AutoResearch AI：迈向AI驱动的研究自动化，赋能科学发现

摘要

人工智能系统正在重塑科学研究，其作用已超越孤立的辅助工具，转向涵盖文献依据确立、假设生成、实验设计、验证评估、报告撰写及修订完善的全流程长周期工作模式。这一转变标志着科研场景下的人工智能正从任务级应用迈向工作流级自动化的新阶段。然而现有系统仍存在显著碎片化特征：在自主性程度、领域覆盖范围、执行环境、验证机制及人类监督模式等方面存在差异，同时面临证据留存性、可重复性、弱方向拒绝机制、溯源追踪能力、跨领域鲁棒性以及负责任科研闭环等核心挑战。本综述通过定义"自动科研"（AutoResearch）这一概念——即人工智能驱动的科学工作流自动化技术演进谱系——来系统审视这些发展。其中，"氛围科研"（Vibe Research）指代人类主导的提示驱动型辅助与人工验证执行模式，而新兴的人工智能主导系统虽能协调发现循环中的更大环节，但尚未实现稳健自主。我们分析研究系统如何在流程中重新分配控制权、证据链、执行机制、验证环节与问责机制，并围绕五个工作流条件构建该领域研究框架：文献与科研依据确立；假设形成与规划；实验执行与工具运用；反馈、验证与同行评议；报告撰写与知识传播。此外，我们系统梳理了人工智能科学家系统、混合主动协作研究框架、基准测试、领域部署案例及开源基础设施。最后，我们提出新颖性、有效性、影响力、可靠性及溯源能力五个评估维度，并论证自动科研的自主性具有领域依赖性——在结构化、可执行且可快速验证的场景中更具可信度，但在具身化、长周期、异质性、伦理敏感性或制度问责性要求较高的情境中仍存在显著局限。

English

Scientific research is being reshaped by AI systems that move beyond isolated assistance toward longer-horizon workflows spanning literature grounding, hypothesis generation, experimentation, validation, reporting, and revision. This shift marks a transition from task-level AI for science to workflow-level research automation.

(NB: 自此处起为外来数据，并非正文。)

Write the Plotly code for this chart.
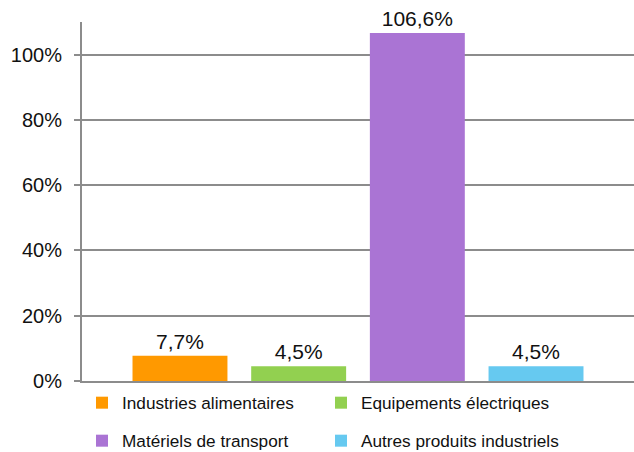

Yet current systems remain fragmented, differing in autonomy, domain scope, execution environment, validation mechanism, and human oversight, while still struggling with evidence preservation, reproducibility, weak-direction rejection, provenance tracking, cross-domain robustness, and accountable scientific closure. This survey examines these developments through AutoResearch, defined as the developmental spectrum of AI-powered scientific workflow automation. Within it, Vibe Research denotes the human-steered region of prompt-based assistance and human-verified execution, whereas emerging AI-led systems coordinate larger portions of the discovery loop without achieving robust autonomy. We analyze how research systems redistribute control, evidence, execution, validation, and accountability across workflows and organize the field around five workflow conditions: literature and research grounding; hypothesis formation and planning; experimentation and tool use; feedback, validation, and review; and reporting and knowledge communication. We further synthesize AI scientist systems, mixed-initiative co-research frameworks, benchmarks, domain deployments, and open-source infrastructures. Finally, we propose five evaluation dimensions--novelty, validity, impact, reliability, and provenance--and show that AutoResearch autonomy is domain-conditioned, being more credible in structured, executable, and rapidly verifiable settings but limited in embodied, delayed, heterogeneous, ethical, or institutionally accountable contexts.